There is a cultural meaning to waiting for someone: if people overall, as a cloud, have bad experiences with the phenomenon, they react with a shudder, and tend to see obsession rather than faith in the waiting person's devotion. They only see a process that will turn out badly, and which is unreasonable to hope in, and by being unreasonable, those who continue in it are not faithful, but obsessed. The story of romance or faithful friendship is turned into a horror story. And the person who waits may see themselves no longer in the light of faith but rather believe that they wait for reasons of horror and slavery.
The above can be very practical, since people who know each other are the foundation of much practical action, but another, maybe more practical example would be how we react to people who say that they are taking on a task. For some people, taking on a task is something that they can't see themselves doing without a great deal of trepidation. It seems like a big deal to even think of going out and doing something (even if it will not be costly in terms of time or money). Just "putting yourself out there" to do something non-default is frightening. It would be terrible if you did it and failed. What would you say to people? You would have to look at yourself as someone who tried to claim you were something, when you were really undeserving of that honor. Better to have done something default.

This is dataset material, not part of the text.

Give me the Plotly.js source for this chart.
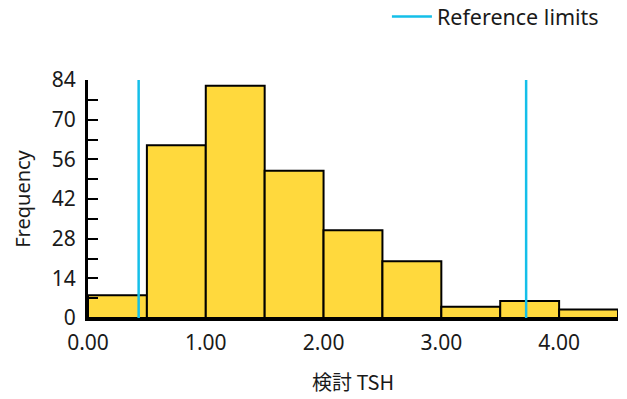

But not all people are wired to care about that kind of thing, and can just go and try things -- except that it's harder to try when people around them react with how they would feel if they thought of trying, whether expressing fear or praise for how "big" (and thus abnormal) the thing being attempted is. The reactions help to spread the mindset, the mindset holds people back so they don't try, or perhaps even causes them to fail, the not-trying or failing gives them a personal life story of seeing how attempting a non-default task turns out badly, and then they too will react to others the way they were reacted to.
We react to other people in the moment, not really understanding what we are doing. If we react, we don't understand the other person as a separate person. And when we react, we are more powerful for striking so rapidly. The other person doesn't have a fair chance to be a person, separate from the reaction, but the reaction enters into them. This can be a tactic, automatic or semiautomatic though it may be (a tactic of spirits other than us, perhaps, or of us). Because it is effective, perhaps more effective than gentle and polite reason, it rules over culture -- not the only ruler, but a prominent one.
Our reactions can be our feelings about the situation another person is in, instead of theirs -- a kind of empathy that doesn't really understand. We put ourselves in the other person's shoes, but we put too much of ourselves in the other person's shoes.
Having considered all this, we might ask "Do I really endorse the sentiments and views on the world implied by my reactions?" and if not, wonder if there is a way to not react.